Mayor Mike Bloomberg, President Bill Clinton, Malkin Holdings' Tony Malkin
Existing buildings should be focusing on incorporating energy efficiency whenever money is spent on retrofits, Anthony tells us. At the 80-year-old Empire State Building, Malkin Holdings supervised ownership in a well-known partnership with the Clinton Climate Initiative, Jones Lang LaSalle, Johnson Controls, NYSERDA, and the Rocky Mountain Institute to reduce the building’s energy consumption. After an eight-month modeling and analysis, a project has been implemented that's guaranteed to reduce the building’s watt and BTU consumption by more than 38%, or $4.4M annually at April 2009 energy costs. The project refurbished on site the building’s 6,514 windows, installed reflective insulation behind the radiators, upgraded the chiller plant, upgraded the building energy management system, and installed submeters on each floor along with separate submeters for each new tenant space.

Empire State Building
New full floor tenants now consume fewer than three watts of energy per SF, including air conditioning, half that of a comparable office tenant installation in a normal building, Anthony says.
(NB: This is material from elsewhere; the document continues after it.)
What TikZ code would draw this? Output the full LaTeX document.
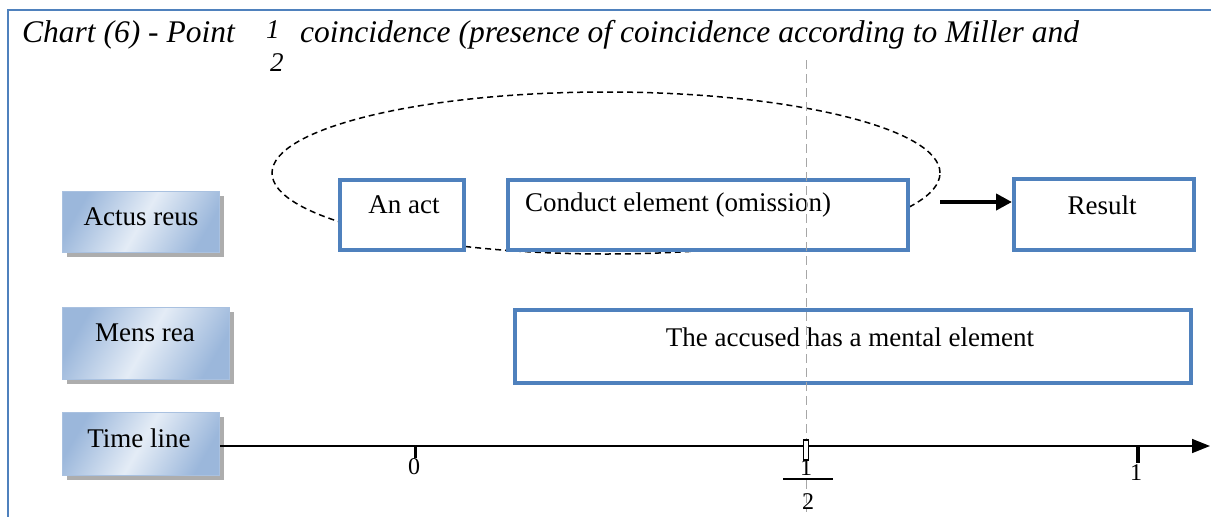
\documentclass[tikz,border=0pt]{standalone}
\usepackage{fontspec}
\setmainfont{Liberation Serif}
\usetikzlibrary{shadows,arrows.meta,shapes.geometric}
\definecolor{frameblue}{HTML}{4F81BD}
\definecolor{boxblue}{HTML}{4F81BD}
\definecolor{lblA}{HTML}{9BB7DB}
\definecolor{lblB}{HTML}{E4ECF6}
\definecolor{lblborder}{HTML}{A9C1E0}
\begin{document}
\begin{tikzpicture}[x=1pt,y=-1pt,
  lbl/.style={rectangle, draw=lblborder, line width=1pt, inner sep=0pt,
    top color=lblA, bottom color=lblA, middle color=lblB, shading angle=60,
    drop shadow={shadow xshift=4pt, shadow yshift=-4pt, fill=black!40, opacity=0.8}},
  bbox/.style={rectangle, draw=boxblue, line width=4pt, fill=white, inner sep=0pt},
  txt/.style={font=\fontsize{27}{29}\selectfont, inner sep=0pt},
  ttl/.style={font=\fontsize{31.5}{33}\selectfont\itshape, inner sep=0pt, anchor=base west},
  num/.style={font=\fontsize{24}{26}\selectfont, inner sep=0pt},
  tick/.style={line width=3pt, black}
]
\useasboundingbox (0,0) rectangle (1211,517);
% frame
\draw[frameblue, line width=2pt] (8,517) -- (8,10) -- (1212,10);
% title
\node[ttl] (t1) at (22,42) {Chart (6) - Point};
\node[ttl, font=\fontsize{27}{29}\selectfont\itshape] (tn) at (266,38) {1};
\node[ttl, font=\fontsize{27}{29}\selectfont\itshape] (td) at (270,71) {2};
\node[ttl] (t2) at (300,42) {coincidence (presence of coincidence according to Miller and};
% dashed ellipse
\node[draw, dash pattern=on 6pt off 4pt, line width=1.5pt, ellipse, minimum width=668pt, minimum height=162pt, inner sep=0pt] (ell) at (606,173) {};
% left labels
\node[lbl, minimum width=157pt, minimum height=61pt] (ar) at (141,222) {};
\node[txt] (art) at (141,217) {Actus reus};
\node[lbl, minimum width=167pt, minimum height=72pt] (mr) at (146,343.5) {};
\node[txt] (mrt) at (145,333) {Mens rea};
\node[lbl, minimum width=157pt, minimum height=63pt] (tl) at (141,444) {};
\node[txt] (tlt) at (139,438) {Time line};
% blue boxes
\node[bbox, minimum width=124pt, minimum height=70pt] (act) at (402,215) {};
\node[txt] (actt) at (404,205) {An act};
\node[bbox, minimum width=400pt, minimum height=70pt] (cond) at (708,215) {};
\node[txt, anchor=west] (condt) at (525,205) {Conduct element (omission)};
\node[bbox, minimum width=180pt, minimum height=71pt] (res) at (1104,214.5) {};
\node[txt] (rest) at (1102,205) {Result};
\node[bbox, minimum width=676pt, minimum height=73pt] (ment) at (853,346.5) {};
\node[txt] (mentt) at (850,337) {The accused has a mental element};
% arrow
\coordinate (as) at (940,202);
\draw[line width=4pt, -{Triangle[length=16pt,width=16pt]}] (as) -- (as -| res.west);
% vertical dashed line
\coordinate (vtop) at (806,60);
\coordinate (vbot) at (806,512);
\draw[gray!70, line width=1pt, dash pattern=on 9pt off 5pt] (vtop) -- (vbot);
% time axis
\coordinate (axend) at (1210,446);
\draw[line width=1.5pt, -{Triangle[length=18pt,width=14pt]}] (tl.east |- axend) -- (axend);
\draw[tick] (415,446) -- (415,458);
\draw[black, line width=1.2pt, fill=white] (803.5,440) rectangle (808.5,460);
\draw[tick, line width=4pt] (1138,446) -- (1138,463);
\node[num] (n0) at (414,467) {0};
\node[num] (nh1) at (806,468) {1};
\draw[line width=1.5pt] (783,479) -- (833,479);
\node[num] (nh2) at (808,502) {2};
\node[num] (n1) at (1136,473) {1};
\end{tikzpicture}
\end{document}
Even densely packed tenants, like the FDIC (which occupies more than 100k SF at the building) see this energy savings. The goal was to create a toolkit that other building owners can easily replicate—for free—to promote energy efficiency in their buildings, and a wealth of information can be found here. “High-quality tenants want to control consumption,” he says, and this not only reduces cost, but increases competitiveness for landlords. In addition to the other buildings in Malkin Holdings’ portfolio, 101 Collins in Melbourne, Australia, several other buildings in NYC, and a few corporate HQs have adopted the model, Anthony reports.